Anjimile -- You're Free to Go
Quietly revolutionary and subtle, Anjimile's latest album You're Free To Go works its way under your skin and into your awareness, writes Richard Marcus.
You're Free To Go, the new album from the artist Anjimile, is a collection of intimate and evocative songs from an intriguing and captivating singer/songwriter. While musically the album is genre-defying, it mixes elements of folk and electronics to create an atmospheric collage of sound and emotion.
As a cis-gender white male I have as little chance of understanding the life journey of a trans person of color as I do of scaling Everest – and believe me, that's never going to happen. Let's be real, there are certain life experiences where even pretending to understand what another person is going through is both a lie and pretty damn insulting.
However, that doesn't mean there can't be compassion and empathy for an articulately-related experience. On You're Free To Go Anjimile does just that. He sings about everything from relationships to the lack of acceptance for his transition without once trying to manipulate our emotions. There's no -"oh poor me I'm a subjected person" about him. Instead Anjimile’s lyrics are: look, this is how it is, and this is my life. While the music might be somewhat ethereal at times, there is a directness to his lyrics keeping listeners fully grounded in reality.
However, his world isn't all about suffering. He sings about the joys of love and relationships; especially the joy of falling in love or meeting someone new. "I ripen in the heat like wine/eyes narrowed on a new desire/a new desire", he sings in "Rust and Wire." It doesn't matter who you are, it's easy to relate to the feelings and excitement he's expressing in those lines and this song. The feeling of energy coursing through when you meet someone new. The exhilaration when someone becomes your focus and you think of nothing but them. All of these sensations, and more, are captured in this piece.

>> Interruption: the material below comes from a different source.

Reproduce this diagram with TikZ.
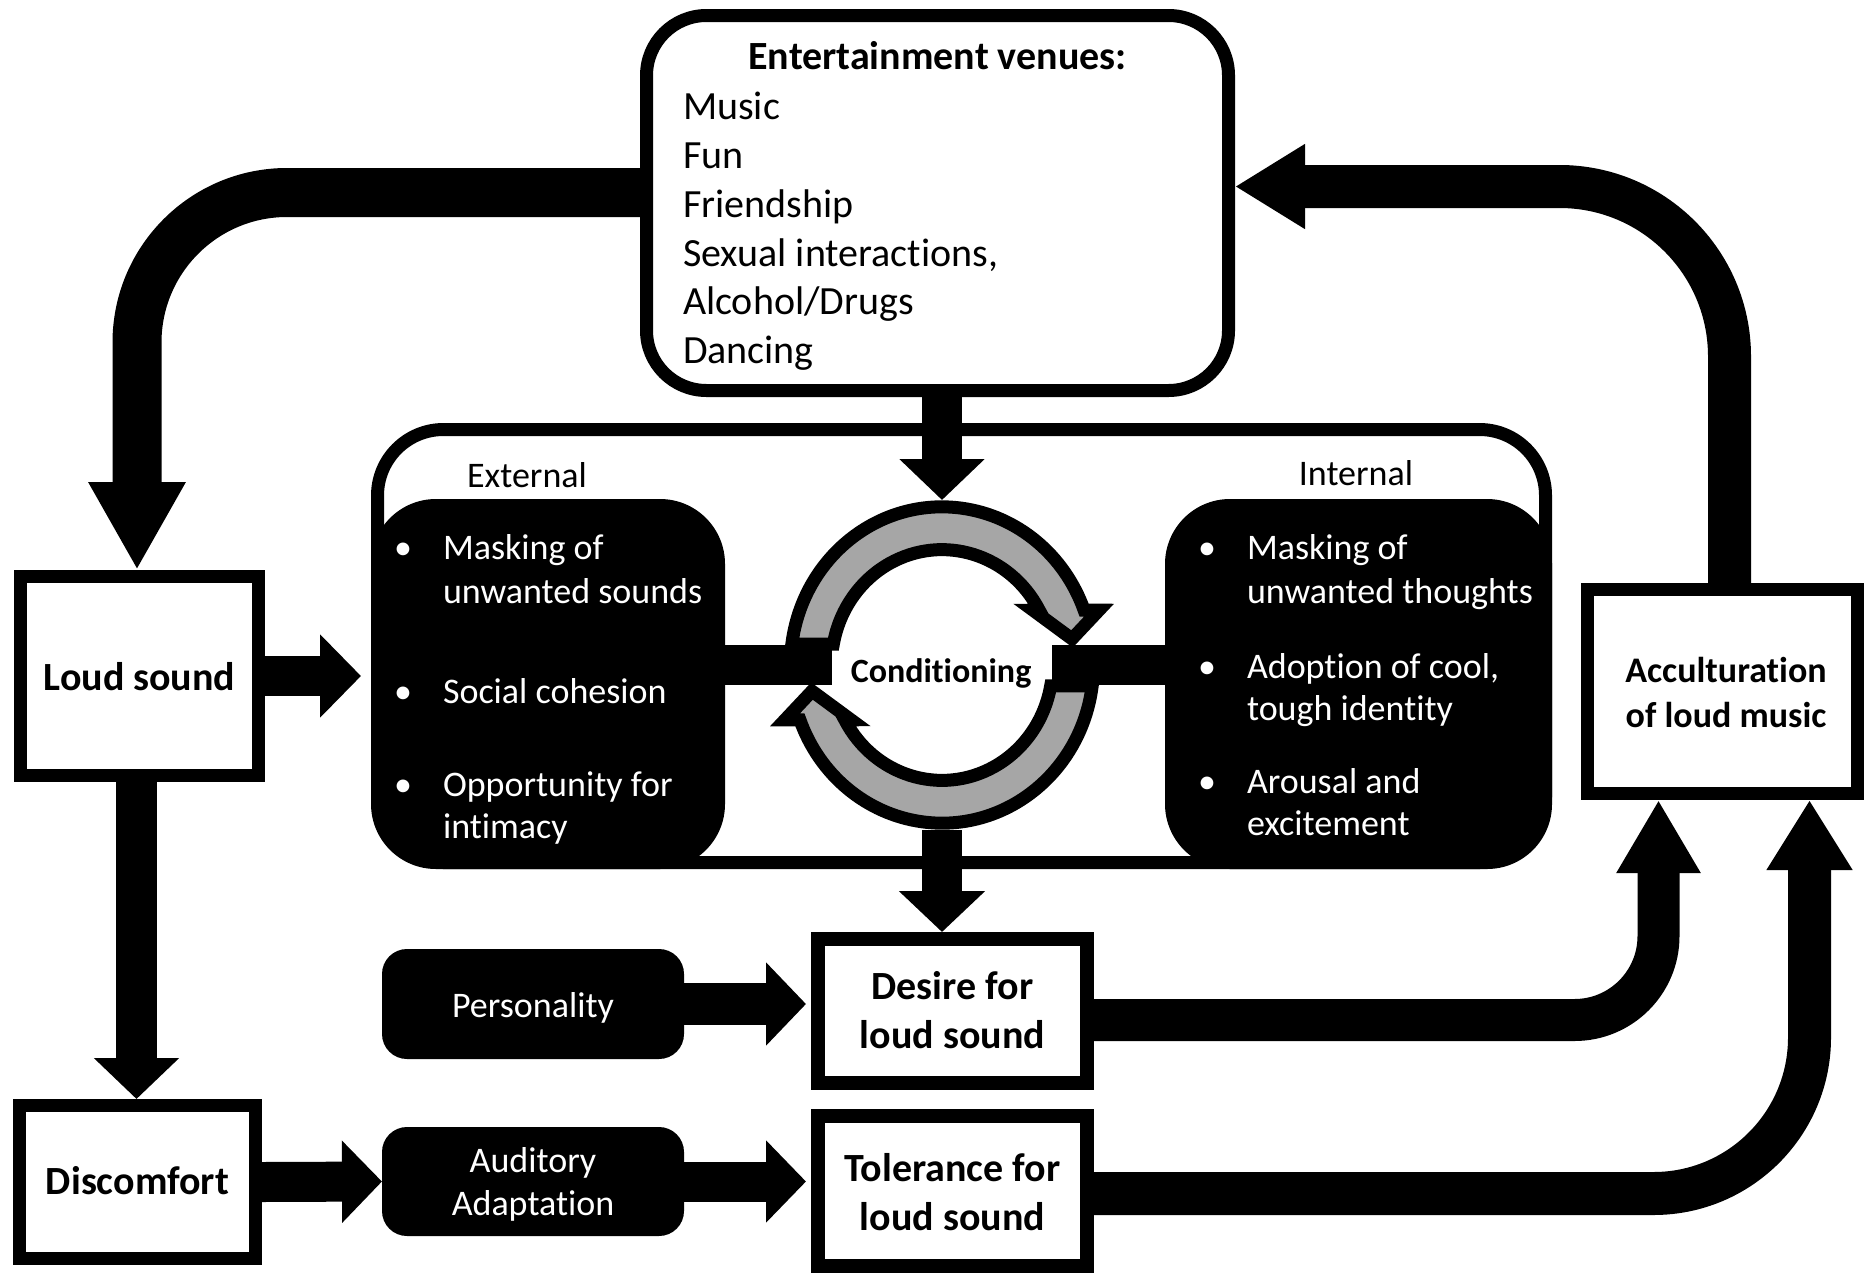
\documentclass[tikz,border=0pt]{standalone}
\usepackage{fontspec}
\setmainfont{Carlito}[Ligatures=NoCommon]
\usetikzlibrary{arrows.meta}
\definecolor{ringgray}{RGB}{166,166,166}
\begin{document}
\begin{tikzpicture}[x=1pt, y=-1pt,
  every node/.style={inner sep=0pt, outer sep=0pt},
  sqbox/.style={draw=black, fill=white, line width=13pt, outer sep=6.5pt},
  thickbox/.style={draw=black, fill=white, line width=14pt, outer sep=7pt},
  blackbox/.style={fill=black, rounded corners=25pt},
  panel/.style={fill=black, rounded corners=65pt},
  t40/.style={font=\fontsize{40}{48}\selectfont, yshift=-1.5pt},
  b40/.style={font=\fontsize{40}{48}\selectfont\bfseries, yshift=-1.5pt},
  t36/.style={font=\fontsize{36}{44}\selectfont, yshift=-1.5pt},
  b36/.style={font=\fontsize{36}{44}\selectfont\bfseries, yshift=-1.5pt},
  b34/.style={font=\fontsize{34}{40}\selectfont\bfseries, yshift=-1.5pt},
  wt/.style={t36, text=white},
  fat/.style n args={3}{line width=#1, -{Triangle[length=#2 0 0, width=#3 0 0]}},
  cyclearrow/.style={fill=ringgray, draw=black, line width=13pt, line join=miter},
]
\useasboundingbox (0,0) rectangle (1865,1274);

% ---------- boxes ----------
\node[sqbox, rounded corners=60pt, minimum width=582pt, minimum height=375pt] (topbox) at (937.5,203) {};
\node[draw=black, line width=13pt, rounded corners=66pt, minimum width=1168pt, minimum height=433pt] (frame) at (961.5,646) {};
\node[panel, minimum width=354pt, minimum height=370pt] (ext) at (548,684) {};
\node[panel, minimum width=387pt, minimum height=370pt] (int) at (1358.5,684) {};
\node[sqbox, minimum width=238pt, minimum height=199pt] (loud) at (139.5,676) {};
\node[sqbox, minimum width=236pt, minimum height=153pt] (disc) at (137.5,1182) {};
\node[thickbox, minimum width=269pt, minimum height=144pt] (desire) at (952.5,1011) {};
\node[thickbox, minimum width=269pt, minimum height=150pt] (tol) at (952.5,1191) {};
\node[sqbox, minimum width=270pt, minimum height=204pt] (accult) at (1722.5,691.5) {};
\node[blackbox, minimum width=302pt, minimum height=110pt] (pers) at (533,1004) {};
\node[blackbox, minimum width=302pt, minimum height=109pt] (aud) at (533,1181.5) {};
\node[circle, minimum size=330pt] (ring) at (942,665) {};

% ---------- conditioning cycle ----------
\draw[line width=40pt] (ring.center -| ext.east) -- ([xshift=-110pt]ring.center);
\draw[line width=40pt] ([xshift=110pt]ring.center) -- (ring.center -| int.west);
\begin{scope}[shift={(ring.center)}, yscale=1.044]
  \foreach \r in {0,180}{
    \filldraw[cyclearrow, rotate=\r]
      (187.6:151.5) arc[start angle=187.6, end angle=339.7, radius=151.5]
      -- (157,-52.5) -- (130,-25) -- (91,-52.5)
      -- (331.6:110.5) arc[start angle=331.6, end angle=190.4, radius=110.5]
      -- cycle;
  }
\end{scope}
\node[b34, anchor=base] (cond) at (941,681) {Conditioning};

% ---------- connectors ----------
\coordinate (cornerL) at (137,192.5);
\coordinate (cornerR) at (1729.5,186.5);
\coordinate (cornerD) at (1658.5,1020);
\coordinate (cornerT) at (1809.5,1193.5);

\draw[fat={49pt}{88pt}{91pt}, rounded corners=150pt]
  (cornerL -| topbox.west) -- (cornerL) -- (cornerL |- loud.north);
\draw[fat={43pt}{70pt}{80pt}, rounded corners=170pt]
  (cornerR |- accult.north) -- (cornerR) -- (cornerR -| topbox.east);
\draw[fat={42pt}{73pt}{79pt}, rounded corners=84pt]
  (cornerD -| desire.east) -- (cornerD) -- (cornerD |- accult.south);
\draw[fat={43pt}{70pt}{81pt}, rounded corners=156pt]
  (cornerT -| tol.east) -- (cornerT) -- (cornerT |- accult.south);

\draw[fat={40pt}{41pt}{83pt}] (topbox.south -| ring.north) -- (ring.north);
\draw[fat={40pt}{41pt}{84pt}] (ring.south) -- (ring.south |- desire.north);
\draw[fat={40pt}{41pt}{81pt}, shorten >=10pt] (loud.east) -- (loud.east -| ext.west);
\draw[fat={41pt}{41pt}{83pt}] ([xshift=-3pt]loud.south) -- ([xshift=-3pt]loud.south |- disc.north);
\draw[fat={40pt}{40pt}{80pt}] (disc.east) -- (aud.west);
\draw[fat={40pt}{40pt}{80pt}, shorten >=5pt] (aud.east) -- (aud.east -| tol.west);
\draw[fat={42pt}{40pt}{81pt}, shorten >=5pt] (pers.east) -- (pers.east -| desire.west);

% ---------- texts ----------
\node[b40, anchor=base] (title) at (937.5,68) {Entertainment venues:};
\node[t40, anchor=base west] (v1) at (683,118) {Music};
\node[t40, anchor=base west] (v2) at (683,167) {Fun};
\node[t40, anchor=base west] (v3) at (683,216) {Friendship};
\node[t40, anchor=base west] (v4) at (683,265) {Sexual interactions,};
\node[t40, anchor=base west] (v5) at (683,313) {Alcohol/Drugs};
\node[t40, anchor=base west] (v6) at (683,362) {Dancing};

\node[t36, anchor=base] (extlabel) at (527,486) {External};
\node[t36, anchor=base] (intlabel) at (1356,484) {Internal};

\node[wt, anchor=base] (eb1) at (403,558) {•};
\node[wt, anchor=base west] (e1a) at (443,558) {Masking of};
\node[wt, anchor=base west] (e1b) at (443,602) {unwanted sounds};
\node[wt, anchor=base] (eb2) at (403,702) {•};
\node[wt, anchor=base west] (e2) at (443,702) {Social cohesion};
\node[wt, anchor=base] (eb3) at (403,795) {•};
\node[wt, anchor=base west] (e3a) at (443,795) {Opportunity for};
\node[wt, anchor=base west] (e3b) at (443,837) {intimacy};

\node[wt, anchor=base] (ib1) at (1207,558) {•};
\node[wt, anchor=base west] (i1a) at (1247,558) {Masking of};
\node[wt, anchor=base west] (i1b) at (1247,602) {unwanted thoughts};
\node[wt, anchor=base] (ib2) at (1207,677) {•};
\node[wt, anchor=base west] (i2a) at (1247,677) {Adoption of cool,};
\node[wt, anchor=base west] (i2b) at (1247,719) {tough identity};
\node[wt, anchor=base] (ib3) at (1207,792) {•};
\node[wt, anchor=base west] (i3a) at (1247,792) {Arousal and};
\node[wt, anchor=base west] (i3b) at (1247,834) {excitement};

\node[b40, anchor=base] (loudtxt) at (139.5,689) {Loud sound};
\node[b40, anchor=base] (disctxt) at (137.5,1193) {Discomfort};
\node[b40, anchor=base] (des1) at (952.5,998) {Desire for};
\node[b40, anchor=base] (des2) at (952.5,1047) {loud sound};
\node[b40, anchor=base] (tol1) at (952.5,1180) {Tolerance for};
\node[b40, anchor=base] (tol2) at (952.5,1229) {loud sound};
\node[b36, anchor=base] (acc1) at (1726,681) {Acculturation};
\node[b36, anchor=base] (acc2) at (1726,726) {of loud music};
\node[wt, anchor=base] (perstxt) at (533,1016) {Personality};
\node[wt, anchor=base] (aud1) at (533,1171) {Auditory};
\node[wt, anchor=base] (aud2) at (533,1214) {Adaptation};
\end{tikzpicture}
\end{document}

Anjimile celebrates the joy of intimacy. Which isn't out of place in a song, but taken in the context of a transgender person writing about it makes it almost revolutionary. I think a trans person singing about, let alone having, sex would be enough to give J.K. Rowling a cerebral brain hemorrhage.
This isn’t to make light of the song, or any of Anjimile’s material, but what society takes for granted in the heteronormative world of pop music is still looked upon as outrageous when it's sung about by queers. The more musicians make music celebrating queer sex and relationships the better. As Ezra Furman puts it “when the kind of sex you like is the kind they want to make illegal…” so the more its normalized the better.
Anjimile's strength as a songwriter lies in the subtlety of his lyrics. In the opening song on You're Free To Go, "Exquisite Skeleton," he sings, "I don’t wanna be a son of a bitch/ to you/I’m taking of my dress/I’m shaking off my skin/ Exquisite Skeleton."
If you do something to change yourself, anything, everybody always seems to think they're entitled to an opinion or that's it about them. I'm sure anyone who has transitioned has heard, in one form or another - "how can you do this to me/us?"
Well, as Anjimile says here - I'm not being mean to you as this is not about you - it's about me shaking off who I'm not. It also affirms that under the flesh and the clothes, whomever you are, you're still essentially the same person.
You're Free To Go by Anjimile is a beautiful collection of tonal poems which will make you think and on occasion bring a wry smile to your face. Thoughtful and loving the songs are a wonderful antidote to the strident world we currently live in.
Quietly revolutionary and subtle, You're Free To Go works its way under your skin and into your awareness to give you a better understanding of Anjimile's experiences and reality. This is a great album by an extremely talented artist.